Auch die Abbildungen dieser drei Arten in West & West (1904) British Desmidiaceae Vol. 1 (Tafel II, 7-8, Tafel III, 7-12 und Tafel V, 6) haben keinerlei Ähnlichkeit mit der von Klaus fotografierten Alge.
Deshalb bleibe ich bei meiner Einschätzung, daß es sich um Spirogyra handelt. Ich habe auch schon öfter einzelne Zellen von Spirogyra aus zerfallenen oder zerrissenen Fäden gesehen, deren Enden nach außen vorgestülpt waren.
Michael, nun zu deinen Fragen:
1) Theoretisch ist die Unterscheidung ganz einfach – Einzelzellen vs. Zellfäden. Sonderfälle und Monströsitäten werden nicht berücksichtigt.
2) Fotos von S. condensata sind hinlänglich bekannt, Fotos von S. obscura finden sich hier: http://galerie.sinicearasy.cz/galerie/streptophyta/zygnemophyceae/spirotaenia/spirotaenia-obscura oder https://www.desmids.nl/maand/english/tortitaenia_obscura.html. Fotos von S. trabeculata hier: https://www.desmids.nl/maand/english/tortitaenia_trabeculata.html. (Die beiden letzten Arten heißen jetzt anscheinend Tortitaenia)

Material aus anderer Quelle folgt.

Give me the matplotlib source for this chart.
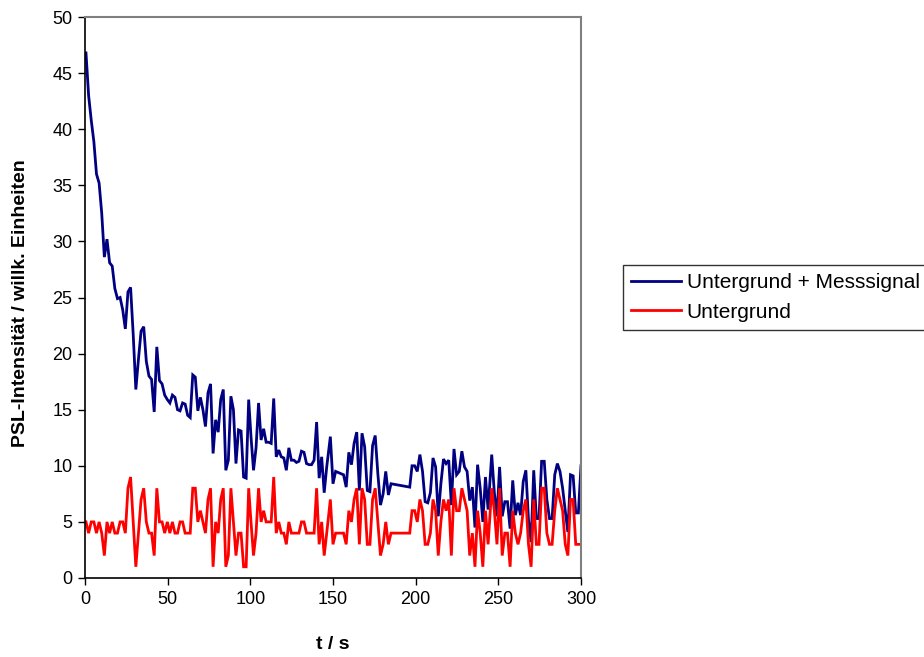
import numpy as np
import matplotlib
matplotlib.use("Agg")
import matplotlib.pyplot as plt

plt.rcParams["font.family"] = ["Liberation Sans", "DejaVu Sans"]

# Measurement blocks: (start time, end time) in s; samples within a block are equally spaced
block_spans = [(0.6, 48.2), (49.8, 99.0), (100.4, 146.2), (148.4, 185.1), (197.8, 243.8), (246.0, 300.0)]
# one isolated sample after the gap around 186-196 s
extra_time = 196.4

signal_blocks = [
    [46.8, 43.0, 40.8, 38.9, 36.0, 35.2, 32.5, 28.6, 30.2, 28.1, 27.8, 25.8, 24.9, 25.0, 23.9, 22.2,
     25.5, 25.9, 21.7, 16.8, 19.5, 22.0, 22.4, 19.3, 18.0, 17.7, 14.8, 20.6, 17.6, 17.3, 16.3],
    [15.9, 15.6, 16.3, 16.1, 15.0, 14.9, 15.6, 15.5, 14.5, 14.3, 18.1, 17.9, 14.9, 16.1, 15.0, 13.5,
     16.5, 17.3, 11.1, 14.1, 13.0, 15.9, 16.8, 9.6, 10.5, 16.2, 15.0, 10.2, 13.2, 13.1, 9.0, 8.9, 15.9],
    [12.6, 9.6, 11.6, 15.6, 12.3, 13.3, 12.1, 12.1, 12.0, 16.0, 10.8, 11.4, 10.8, 10.7, 9.6, 11.6,
     10.5, 10.5, 10.3, 10.4, 11.3, 11.2, 10.2, 10.1, 10.1, 10.5, 13.9, 8.9, 10.8, 7.6, 9.9],
    [12.6, 8.4, 9.5, 9.4, 9.3, 9.2, 8.1, 11.2, 10.1, 12.0, 13.0, 7.8, 12.9, 11.7, 7.8, 7.7,
     11.8, 12.7, 9.3, 6.5, 7.5, 9.5, 7.4, 8.4],
    [10.0, 10.0, 9.5, 11.0, 9.5, 6.8, 6.7, 7.6, 10.7, 9.9, 5.5, 8.4, 10.6, 10.2, 10.5, 6.5,
     11.5, 9.2, 9.5, 11.3, 9.9, 9.5, 6.9, 8.1, 4.5, 10.1, 8.0, 5.0, 9.0, 6.1],
    [11.0, 7.6, 5.5, 9.9, 5.5, 6.8, 6.8, 4.4, 8.7, 5.6, 6.7, 5.6, 8.6, 9.6, 5.2, 3.2,
     9.6, 5.3, 5.3, 10.4, 10.4, 7.0, 5.3, 5.3, 9.2, 10.2, 9.5, 8.0, 6.0, 4.1, 9.2, 9.1, 5.8, 5.8, 10.0],
]
signal_extra = 8.1

background_blocks = [
    [5, 4, 5, 5, 4, 5, 4, 2, 5, 4, 5, 4, 4, 5, 5, 4, 8, 9, 5, 1, 4, 7, 8, 5, 4, 4, 2, 8, 5, 5, 4],
    [5, 4, 5, 4, 4, 5, 5, 4, 4, 4, 8, 8, 5, 6, 5, 4, 7, 8, 1, 5, 4, 7, 8, 1, 2, 8, 5, 2, 4, 4, 1, 1, 8],
    [5, 2, 4, 8, 5, 6, 5, 5, 5, 9, 4, 5, 4, 4, 3, 5, 4, 4, 4, 4, 5, 5, 4, 4, 4, 4, 8, 3, 5, 2, 4],
    [7, 3, 4, 4, 4, 4, 3, 6, 5, 7, 8, 3, 8, 7, 3, 3, 7, 8, 5, 2, 3, 5, 3, 4],
    [6, 6, 5, 7, 6, 3, 3, 4, 7, 6, 2, 5, 7, 6, 7, 2, 8, 6, 6, 8, 7, 6, 2, 4, 1, 6, 4, 1, 6, 3],
    [8, 6, 3, 8, 2, 4, 4, 1, 6, 4, 3, 4, 6, 7, 3, 1, 7, 3, 3, 8, 8, 4, 3, 3, 6, 8, 7, 6, 3, 2, 7, 7, 3, 3, 3],
]
background_extra = 4

x_ticks = [0, 50, 100, 150, 200, 250, 300]
y_ticks = [0, 5, 10, 15, 20, 25, 30, 35, 40, 45, 50]

# assemble time axis and series
t, sig, bg = [], [], []
for i, ((a, b), s, g) in enumerate(zip(block_spans, signal_blocks, background_blocks)):
    t.extend(np.linspace(a, b, len(s)))
    sig.extend(s)
    bg.extend(g)
    if i == 3:
        t.append(extra_time)
        sig.append(signal_extra)
        bg.append(background_extra)

W, H = 924, 657
fig = plt.figure(figsize=(W / 100, H / 100), dpi=100)
ax = fig.add_axes([85 / W, 1 - 578 / H, (581 - 85) / W, (578 - 17) / H])

ax.plot(t, sig, color="#000080", lw=2.0, label="Untergrund + Messsignal", solid_joinstyle="miter")
ax.plot(t, bg, color="#FF0000", lw=2.0, label="Untergrund", solid_joinstyle="miter")

ax.set_xlim(0, 300)
ax.set_ylim(0, 50)
ax.set_xticks(x_ticks)
ax.set_yticks(y_ticks)
ax.tick_params(direction="out", length=5, width=1, labelsize=13, pad=4)

for side in ("top", "right"):
    ax.spines[side].set_color("#808080")
    ax.spines[side].set_linewidth(1.5)
for side in ("left", "bottom"):
    ax.spines[side].set_color("black")
    ax.spines[side].set_linewidth(1.2)

ax.set_xlabel("t / s", fontsize=14, fontweight="bold")
ax.set_ylabel("PSL-Intensität / willk. Einheiten", fontsize=14, fontweight="bold")
ax.xaxis.set_label_coords(0.5, -(636 - 578) / 561)
ax.yaxis.set_label_coords((29 - 85) / 496, 0.49)

leg = fig.legend(loc="upper left", bbox_to_anchor=(623 / W, 1 - 265 / H),
                 frameon=True, fancybox=False, shadow=False, fontsize=15,
                 handlelength=2.4, handletextpad=0.25, borderpad=0.4,
                 labelspacing=0.5, borderaxespad=0)
leg.get_frame().set_edgecolor("black")
leg.get_frame().set_linewidth(1.0)
for line in leg.get_lines():
    line.set_linewidth(2.0)

fig.savefig("out.png", dpi=100)
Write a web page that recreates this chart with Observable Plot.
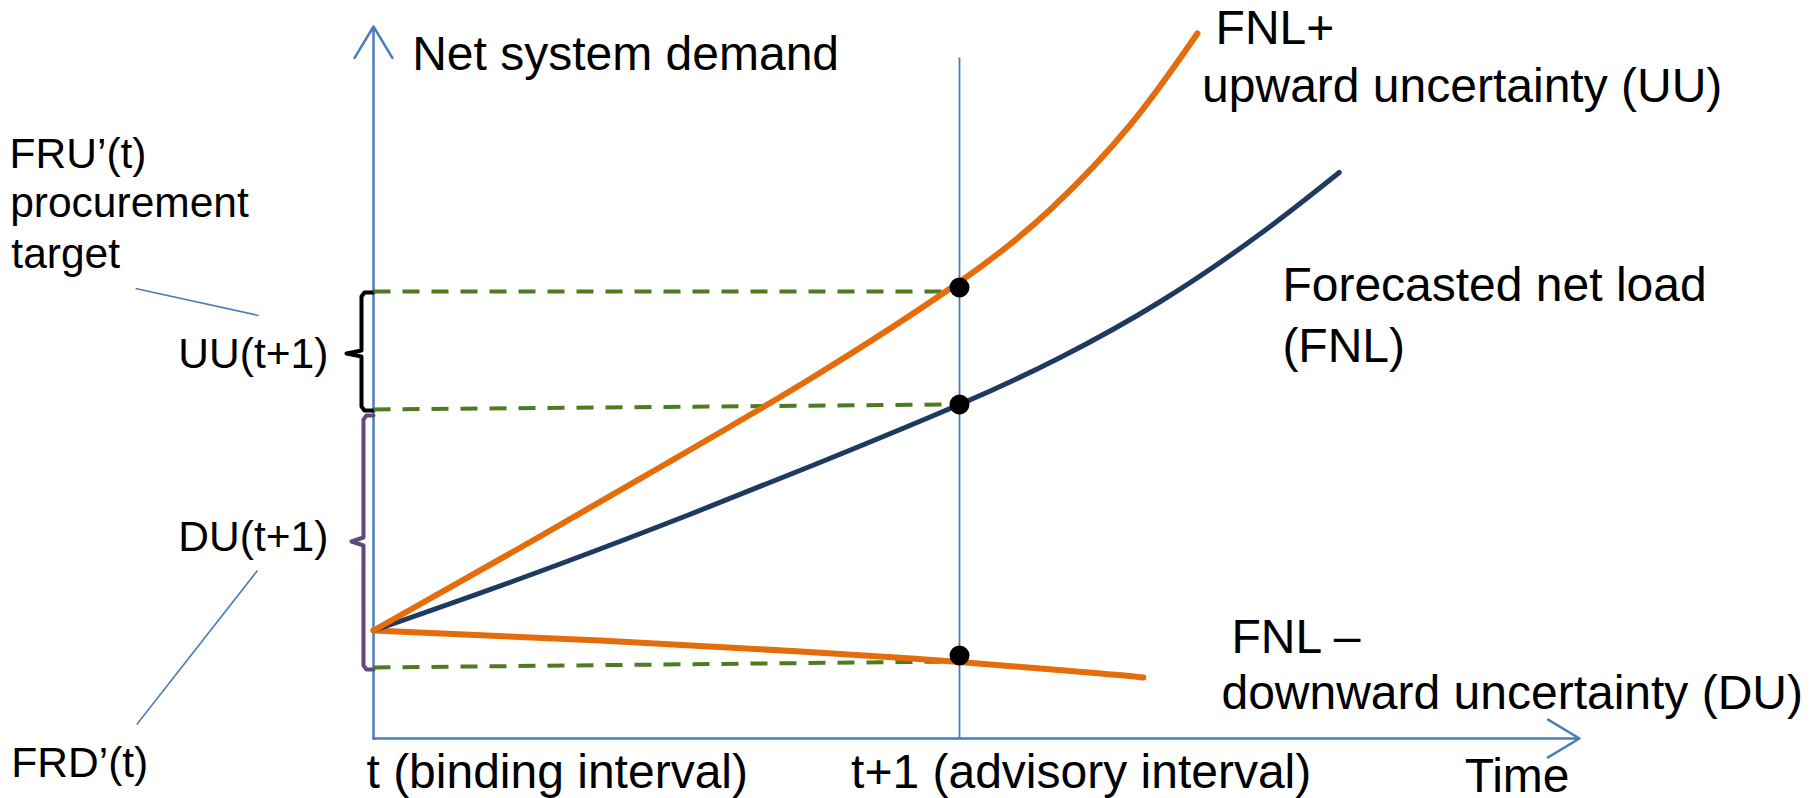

3) In meinem Archiv habe ich folgende Spirogyra-Fotos gefunden:
Spiogyra_1.jpg
Spiogyra_2.jpg
Viele Grüße
Bernd
Hallo Klaus, hallo Bernd,
vielen Dank für die weiteren Informationen, insbesondere Bernd für die weiteren Fakten, auch aus der Literatur.
Wieder was gelernt!
Beste Grüße
Michael Plewka
Hallo Bernd,
herzlichen Dank für deine vertiefenden Hinweise. Dass Spirogyra als (zerfallene) Einzellen vorkommen können, war mir nicht bewußt. Dein erstes Bild dokumentiert das deutlich. Ich habe in meinen alten Aufnahmen nun auch ein Foto gefunden, das in diese Kategorie passen könnte. Die wohl abgerissene Einzelzelle einer Spirogyra, kürzer und breiter, mit bereits degeneriertem Chloroplasten (DIK 50 in zwei Ebenen).
(https://i.postimg.cc/YSPdFxbY/Spirogyra-35-ev-sp-degeneriert-Gro-e-Einzelzelle-DIK-50-Komp-2.jpg) (https://postimg.cc/xkKGDLr1)
Auch dir, Michael, ein Dankeschön, dass du diese Diskussion angestoßen und zur Klärung beigetragen hast.
Schönes Wochenende
Klaus
PS:
Danke dir Stephan, dass du fÜr uns mitrecherchiert hast.
Und - stört euch mal nicht am etwas unnatürlichen Blau, das war meine tiefblaue Phase.